While everyone in the Formula 1 paddock was wringing their hands wondering what an extension of the Concorde Agreement would hold, Malone and his (largely) men were at their whiteboards plotting out a timeline and a set of tactics that will, in time, merge the two series. The internal combustion engine is dead. In fact, if the big auto manufacturers could speed up the transition to EV, they would. It’s the service businesses of their powerful dealership partners that are slowing the evolution as they bargain for a soft landing in the world of lower maintenance EVs. Porsche once expected to re-enter Formula 1 has instead joined Formula E. No surprise that they recently announced they would be a fully electric car company within a decade.
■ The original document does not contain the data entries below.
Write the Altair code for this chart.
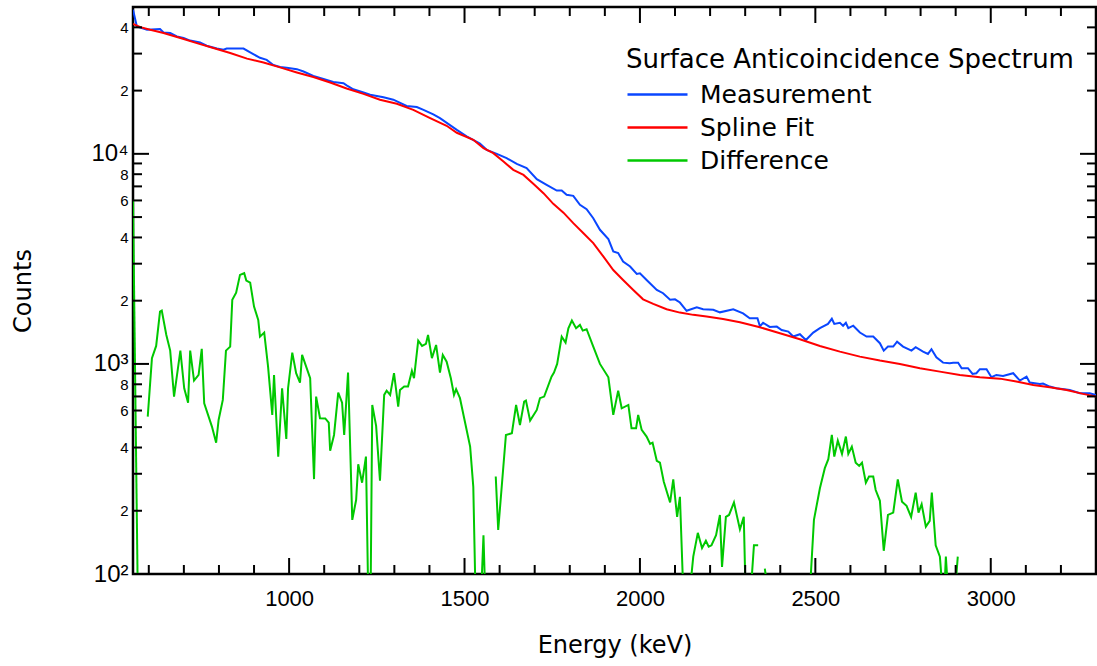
import altair as alt
import pandas as pd

# ---------------- data ----------------
meas_energy = [555, 566, 595, 632, 642, 661, 680, 699, 718, 746, 765, 794, 813, 822, 841, 870,
               889, 917, 936, 955, 974, 993, 1022, 1041, 1069, 1098, 1126, 1155, 1164, 1183,
               1212, 1231, 1269, 1297, 1335, 1364, 1383, 1411, 1430, 1478, 1506, 1544, 1563,
               1592, 1620, 1649, 1677, 1706, 1734, 1763, 1777, 1791, 1810, 1829, 1848, 1867,
               1886, 1910, 1924, 1938, 1952, 1972, 1991, 2000, 2019, 2048, 2066, 2086, 2100,
               2114, 2133, 2162, 2180, 2209, 2228, 2266, 2294, 2313, 2335, 2342, 2351, 2370,
               2390, 2404, 2423, 2437, 2456, 2473, 2494, 2513, 2536, 2547, 2554, 2570, 2579,
               2587, 2594, 2608, 2627, 2646, 2665, 2684, 2695, 2707, 2722, 2733, 2750, 2774,
               2786, 2807, 2821, 2831, 2845, 2864, 2883, 2893, 2907, 2917, 2935, 2948, 2959,
               2969, 2988, 3002, 3016, 3035, 3064, 3083, 3102, 3111, 3140, 3149, 3168, 3187,
               3225, 3254, 3282, 3300]
meas_counts = [48500, 40400, 38950, 39250, 37800, 37600, 36200, 35600, 34600, 33900, 32700,
               31700, 31300, 31700, 31700, 31700, 30400, 28650, 28000, 26500, 25900, 25700,
               25300, 24650, 23500, 22700, 22000, 21700, 21200, 20300, 19600, 19100, 18600,
               18100, 16900, 16700, 16200, 15400, 14800, 13000, 12100, 11200, 10450, 10000,
               9540, 8960, 8550, 7580, 7120, 6690, 6690, 6380, 6310, 5720, 5450, 4940, 4350,
               3930, 3430, 3370, 3070, 2910, 2680, 2700, 2510, 2250, 2170, 2020, 2030, 1960,
               1790, 1860, 1820, 1810, 1760, 1820, 1740, 1650, 1650, 1510, 1570, 1500, 1505,
               1450, 1425, 1350, 1385, 1300, 1410, 1480, 1550, 1640, 1550, 1570, 1520, 1570,
               1480, 1520, 1410, 1350, 1350, 1255, 1157, 1209, 1209, 1277, 1209, 1157, 1201,
               1144, 1116, 1175, 1076, 1014, 1008, 1014, 1014, 954, 954, 896, 903, 944, 944,
               864, 886, 877, 903, 833, 870, 815, 803, 807, 780, 766, 752, 725, 725, 710]

fit_energy = [555, 576, 604, 642, 690, 737, 784, 832, 880, 927, 974, 1022, 1069, 1117, 1164,
              1212, 1259, 1307, 1354, 1402, 1449, 1478, 1525, 1554, 1582, 1611, 1639, 1668,
              1696, 1725, 1753, 1782, 1810, 1839, 1867, 1896, 1924, 1952, 1981, 2009, 2038,
              2076, 2114, 2152, 2190, 2237, 2285, 2342, 2399, 2456, 2513, 2570, 2627, 2684,
              2741, 2798, 2855, 2912, 2969, 3026, 3073, 3121, 3168, 3216, 3263, 3300]
fit_counts = [41500, 40100, 38950, 37600, 35600, 33650, 31900, 30200, 28400, 27200, 25800,
              24400, 23200, 21850, 20460, 19300, 18100, 17300, 16200, 14800, 13600, 12600,
              11660, 10640, 10080, 9190, 8390, 7940, 7200, 6500, 5780, 5250, 4680, 4190,
              3760, 3240, 2800, 2510, 2250, 2030, 1930, 1820, 1755, 1712, 1680, 1638, 1579,
              1495, 1400, 1311, 1218, 1144, 1083, 1037, 1000, 954, 919, 886, 864, 851, 824,
              794, 774, 752, 720, 699]

# Difference: drawn only where it is positive, so it comes in separate pieces
diff1_energy = [555, 569]
diff1_counts = [6040, 70]

diff2_energy = [597, 609, 621, 632, 637, 650, 661, 672, 690, 701, 712, 718, 729, 742, 751, 758,
                780, 792, 799, 811, 820, 832, 838, 849, 860, 872, 878, 889, 900, 912, 917, 929,
                940, 952, 957, 969, 980, 992, 997, 1009, 1020, 1031, 1037, 1060, 1071, 1077,
                1088, 1103, 1113, 1117, 1128, 1140, 1151, 1157, 1168, 1180, 1191, 1197, 1208,
                1219, 1226, 1232, 1237, 1248, 1259, 1271, 1278, 1288, 1299, 1311, 1316, 1328,
                1339, 1350, 1356, 1368, 1379, 1390, 1396, 1407, 1419, 1430, 1438, 1449, 1461,
                1470, 1476, 1487, 1499, 1516, 1525, 1532, 1546, 1554, 1560]
diff2_counts = [561, 1065, 1218, 1774, 1794, 1374, 1157, 699, 1157, 766, 654, 1157, 833, 886,
                1179, 650, 503, 422, 541, 674, 1157, 1209, 2018, 2185, 2653, 2703, 2493, 2439,
                1874, 1620, 1349, 1409, 971, 572, 886, 362, 766, 439, 766, 1132, 903, 815,
                1104, 855, 283, 699, 551, 550, 525, 386, 459, 730, 654, 459, 909, 181, 225,
                333, 272, 362, 70, 70, 638, 507, 278, 712, 746, 712, 903, 626, 752, 780, 780,
                926, 855, 1291, 1218, 1245, 1374, 1065, 1231, 909, 1104, 1025, 855, 712, 758,
                687, 551, 404, 260, 70, 70, 153, 70]

diff3_energy = [1589, 1596, 1618, 1635, 1647, 1658, 1670, 1675, 1687, 1706, 1715, 1727, 1748,
                1755, 1764, 1777, 1788, 1796, 1806, 1818, 1829, 1837, 1848, 1867, 1886, 1910,
                1924, 1938, 1948, 1967, 1976, 1989, 1995, 2005, 2019, 2029, 2036, 2048, 2057,
                2068, 2086, 2095, 2106, 2114, 2125, 2138, 2152, 2165, 2177, 2188, 2196, 2204,
                2217, 2228, 2234, 2245, 2254, 2268, 2285, 2296, 2302, 2313, 2325, 2337]
diff3_counts = [291, 162, 459, 468, 638, 512, 662, 669, 537, 604, 687, 699, 870, 909, 1000,
                1349, 1264, 1479, 1608, 1479, 1533, 1441, 1463, 1209, 1000, 864, 572, 746, 615,
                638, 494, 494, 572, 485, 451, 416, 422, 346, 339, 275, 219, 282, 187, 233, 70,
                70, 121, 157, 133, 144, 135, 137, 153, 191, 108, 187, 191, 219, 163, 187, 70,
                70, 137, 137]

diff4_energy = [2356, 2366]
diff4_counts = [106, 80]

diff5_energy = [2482, 2496, 2513, 2527, 2537, 2547, 2554, 2564, 2576, 2587, 2594, 2604, 2615,
                2625, 2633, 2644, 2653, 2665, 2672, 2684, 2695, 2707, 2722, 2735, 2747, 2760,
                2773, 2786, 2794, 2803, 2815, 2826, 2832, 2843, 2855, 2866, 2872, 2881, 2895,
                2906]
diff5_counts = [70, 181, 256, 319, 352, 459, 362, 431, 373, 451, 373, 404, 339, 327, 339, 272,
                291, 291, 251, 223, 129, 191, 196, 282, 221, 211, 187, 244, 196, 215, 168, 179,
                244, 137, 121, 70, 121, 70, 70, 121]

series_names = ["Measurement", "Spline Fit", "Difference"]
series_colors = ["#0a46ff", "#ff0000", "#00c800"]

x_label_values = [1000, 1500, 2000, 2500, 3000]
x_major_ticks = [1000, 1500, 2000, 2500, 3000]
x_minor_ticks = [600, 700, 800, 900, 1100, 1200, 1300, 1400, 1600, 1700, 1800, 1900,
                 2100, 2200, 2300, 2400, 2600, 2700, 2800, 2900, 3100, 3200]
y_label_values = [100, 200, 400, 600, 800, 1000, 2000, 4000, 6000, 8000, 10000, 20000, 40000]
y_major_ticks = [100, 1000, 10000]
y_minor_ticks = [200, 300, 400, 500, 600, 700, 800, 900,
                 2000, 3000, 4000, 5000, 6000, 7000, 8000, 9000,
                 20000, 30000, 40000]

# ---------------- build table ----------------
rows = []
def add(name, seg, es, cs):
    for e, c in zip(es, cs):
        rows.append({"series": name, "seg": seg, "E": e, "C": c})

add("Measurement", "m", meas_energy, meas_counts)
add("Spline Fit", "f", fit_energy, fit_counts)
for i, (es, cs) in enumerate([(diff1_energy, diff1_counts), (diff2_energy, diff2_counts),
                              (diff3_energy, diff3_counts), (diff4_energy, diff4_counts),
                              (diff5_energy, diff5_counts)]):
    add("Difference", f"d{i}", es, cs)
df = pd.DataFrame(rows)

W, H = 963, 567
MAJ, MIN = 16, 9

xscale = alt.Scale(domain=[555, 3300], nice=False, zero=False)
yscale = alt.Scale(type="log", domain=[100, 50000], nice=False)

major_test = "datum.value == 100 || datum.value == 1000 || datum.value == 10000"
label_expr = ("datum.value == 100 ? '10\u00b2\u00a0' : datum.value == 1000 ? '10\u00b3\u00a0' : "
              "datum.value == 10000 ? '10\u2074\u00a0' : datum.value < 1000 ? '' + round(datum.value / 100) : "
              "datum.value < 10000 ? '' + round(datum.value / 1000) : '' + round(datum.value / 10000)")

xaxis = alt.Axis(
    values=x_label_values, ticks=False, tickSize=0, domain=False, grid=False,
    labelFont="Liberation Sans", labelFontSize=22, labelColor="black", labelPadding=14,
    labelOverlap=False, labelFlush=False, format="d",
    title="Energy (keV)", titleFont="DejaVu Sans", titleFontSize=24,
    titleFontWeight="normal", titleColor="black", titleY=71, titleBaseline="middle")
yaxis = alt.Axis(
    values=y_label_values, ticks=False, tickSize=0, domain=False, grid=False,
    labelExpr=label_expr, labelFont="Liberation Sans",
    labelFontSize={"condition": {"test": major_test, "value": 24}, "value": 15},
    labelColor="black", labelPadding=5, labelOverlap=False,
    title="Counts", titleFont="DejaVu Sans", titleFontSize=24, titleFontWeight="normal",
    titleColor="black", titleX=-110, titleY=H / 2, titleAngle=270,
    titleBaseline="middle", titleAlign="center")

lines = alt.Chart(df).mark_line(strokeWidth=2, clip=True).encode(
    x=alt.X("E:Q", scale=xscale, axis=xaxis),
    y=alt.Y("C:Q", scale=yscale, axis=yaxis),
    color=alt.Color("series:N",
                    scale=alt.Scale(domain=series_names, range=series_colors),
                    legend=alt.Legend(
                        title="Surface Anticoincidence Spectrum", orient="none",
                        legendX=493, legendY=40,
                        symbolType="M-1,0H3", symbolSize=900, symbolStrokeWidth=2.5,
                        labelFont="DejaVu Sans", labelFontSize=25, labelColor="black",
                        labelOffset=41, rowPadding=3, labelLimit=600, titleLimit=800,
                        titleFont="DejaVu Sans", titleFontSize=26, titleFontWeight="normal",
                        titleColor="black", titlePadding=5, padding=0)),
    detail="seg:N",
)

def yticks(vals, x0, x1):
    return alt.Chart(pd.DataFrame({"C": vals})).mark_rule(color="black", strokeWidth=2).encode(
        y=alt.Y("C:Q", scale=yscale, axis=yaxis), x=alt.value(x0), x2=alt.value(x1))

def xticks(vals, y0, y1):
    return alt.Chart(pd.DataFrame({"E": vals})).mark_rule(color="black", strokeWidth=2).encode(
        x=alt.X("E:Q", scale=xscale, axis=xaxis), y=alt.value(y0), y2=alt.value(y1))

ticks = [
    yticks(y_major_ticks, 0, MAJ), yticks(y_minor_ticks, 0, MIN),
    yticks(y_major_ticks, W, W - MAJ), yticks(y_minor_ticks, W, W - MIN),
    xticks(x_major_ticks, 0, MAJ), xticks(x_minor_ticks, 0, MIN),
    xticks(x_major_ticks, H, H - MAJ), xticks(x_minor_ticks, H, H - MIN),
]

chart = alt.layer(lines, *ticks).properties(
    width=W, height=H,
    padding={"left": 133, "top": 7, "right": 1, "bottom": 92},
    autosize=alt.AutoSizeParams(type="none"),
    background="white",
).configure_view(stroke="black", strokeWidth=2.5)

chart.save("out.html", embed_options={"renderer": "svg", "actions": False})
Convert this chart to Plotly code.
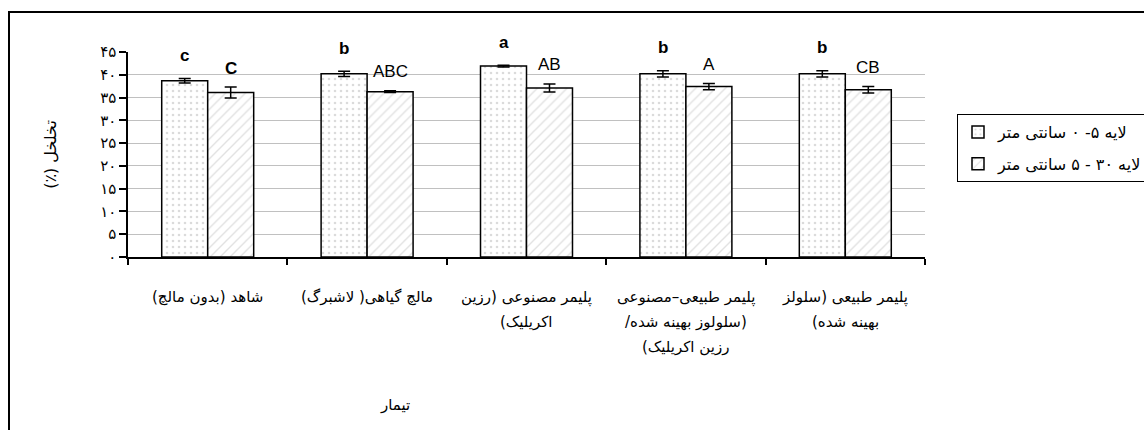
import plotly.graph_objects as go

RLM = "\u200f"

categories = ["شاهد (بدون مالچ)", "مالچ گیاهی( لاشبرگ)", "پلیمر مصنوعی (رزین اکریلیک)",
              "پلیمر طبیعی–مصنوعی (سلولوز بهینه شده/ رزین اکریلیک)", "پلیمر طبیعی (سلولز بهینه شده)"]
category_lines = [
    ["شاهد (بدون مالچ)"],
    ["مالچ گیاهی( لاشبرگ)"],
    ["پلیمر مصنوعی (رزین", "اکریلیک)"],
    ["پلیمر طبیعی–مصنوعی", "(سلولوز بهینه شده/", "رزین اکریلیک)"],
    ["پلیمر طبیعی (سلولز", "بهینه شده)"],
]
series_names = ["لایه ۵- ۰ سانتی متر", "لایه ۳۰ - ۵ سانتی متر"]
layer1_values = [38.7, 40.2, 41.9, 40.2, 40.2]
layer1_errors = [0.5, 0.6, 0.2, 0.7, 0.7]
layer2_values = [36.1, 36.3, 37.1, 37.4, 36.7]
layer2_errors = [1.2, 0.2, 0.9, 0.7, 0.7]
layer1_letters = ["c", "b", "a", "b", "b"]
layer2_letters = ["C", "ABC", "AB", "A", "CB"]
layer2_bold = [True, False, False, False, False]
y_tick_values = [0, 5, 10, 15, 20, 25, 30, 35, 40, 45]
y_tick_labels = ["۰", "۵", "۱۰", "۱۵", "۲۰", "۲۵", "۳۰", "۳۵", "۴۰", "۴۵"]
y_title = "تخلخل (٪)"
x_title = "تیمار"

FA = "DejaVu Sans"
LAT = "Liberation Sans, Arial"

def rtl(s):
    return RLM + s + RLM

fig = go.Figure()
fig.add_trace(go.Bar(
    x=categories, y=layer1_values, name=rtl(series_names[0]),
    legendgroup="g1",
    error_y=dict(type="data", array=layer1_errors, color="black", thickness=1.5, width=6),
    marker=dict(color="white", line=dict(color="black", width=1.5),
                pattern=dict(shape=".", fgcolor="#b8b8b8", bgcolor="white", size=6, solidity=0.15)),
))
fig.add_trace(go.Bar(
    x=categories, y=layer2_values, name=rtl(series_names[1]),
    legendgroup="g2",
    error_y=dict(type="data", array=layer2_errors, color="black", thickness=1.5, width=6),
    marker=dict(color="white", line=dict(color="black", width=1.5),
                pattern=dict(shape="/", fgcolor="#c4c4c4", bgcolor="white", size=7, solidity=0.2)),
))

annotations = []
for i, c in enumerate(categories):
    annotations.append(dict(x=c, y=layer1_values[i] + layer1_errors[i], xref="x", yref="y",
                            xshift=-23, yshift=23, text="<b>%s</b>" % layer1_letters[i],
                            showarrow=False, yanchor="middle",
                            font=dict(family=LAT, size=17, color="black")))
    t = layer2_letters[i]
    if layer2_bold[i]:
        t = "<b>%s</b>" % t
    annotations.append(dict(x=c, y=layer2_values[i] + layer2_errors[i], xref="x", yref="y",
                            xshift=23, yshift=19, text=t,
                            showarrow=False, yanchor="middle",
                            font=dict(family=LAT, size=17, color="black")))
    for j, line in enumerate(category_lines[i]):
        annotations.append(dict(x=c, y=0, xref="x", yref="paper", yshift=-(40 + 25 * j),
                                text=rtl(line), showarrow=False, yanchor="middle",
                                font=dict(family=FA, size=15, color="black")))

annotations.append(dict(x=(395 - 128) / 797, y=(257 - 405) / 205, xref="paper", yref="paper",
                        text=rtl(x_title), showarrow=False, yanchor="middle", xanchor="center",
                        font=dict(family=FA, size=15, color="black")))

shapes = [dict(type="rect", xref="paper", yref="paper",
               x0=(9 - 128) / 797, x1=(1160 - 128) / 797,
               y0=(257 - 450) / 205, y1=(257 - 12) / 205,
               line=dict(color="black", width=2), fillcolor="rgba(0,0,0,0)", layer="below")]

fig.update_layout(
    width=1144, height=430,
    margin=dict(l=128, r=219, t=52, b=173, autoexpand=False),
    paper_bgcolor="white", plot_bgcolor="white",
    barmode="group", bargap=0.423, bargroupgap=0,
    showlegend=True,
    legend=dict(x=(957 - 128) / 797, y=(257 - 114) / 205, xanchor="left", yanchor="top",
                bordercolor="black", borderwidth=1, bgcolor="white",
                font=dict(family=FA, size=16, color="black"),
                tracegroupgap=8, traceorder="grouped"),
    annotations=annotations,
    shapes=shapes,
    xaxis=dict(showticklabels=False, showline=True, linecolor="black", linewidth=1.5,
               ticks="outside", tickson="boundaries", ticklen=6, tickcolor="black",
               tickwidth=1.5, showgrid=False, zeroline=False),
    yaxis=dict(range=[0, 45], tickvals=y_tick_values, ticktext=y_tick_labels,
               showline=True, linecolor="black", linewidth=1.5,
               ticks="outside", ticklen=7, tickcolor="black", tickwidth=1.5,
               showgrid=True, gridcolor="#c0c0c0", gridwidth=1.2, zeroline=False,
               tickfont=dict(family=FA, size=15, color="black"),
               title=dict(text=rtl(y_title), font=dict(family=FA, size=16, color="black"),
                          standoff=40)),
)

fig.write_html("out.html")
All except the 911, though they have suggested that their EVs will outstrip anything their traditional 911 customers have experienced and come to expect.

Liberty Media, as owners of the valuable Formula 1 brand, are naturally competitive with Liberty Global, as owners of the future.

The ace in the hole is this: Agag and his Formula E control the exclusive rights to electric-powered open-wheeled racing for 25 years, and they’re barely off the line with 21 years left on the clock.

If Formula 1 has a future, that future rests in the hands of two men and their stakeholders – the venerable Jean Todt and wily John Malone. Will they rewrite the Concorde Agreement, or will they tear it up and introduce a new model?

You do the math. Todt is on his last term at the helm of the all-knowing, all-powerful FIA, and Malone is spending some of his time working through his own inevitable succession plans. Liberty Media, as owners of the valuable Formula 1 brand, are naturally competitive with Liberty Global, as owners of the future.

Where it all ends up is where the action is.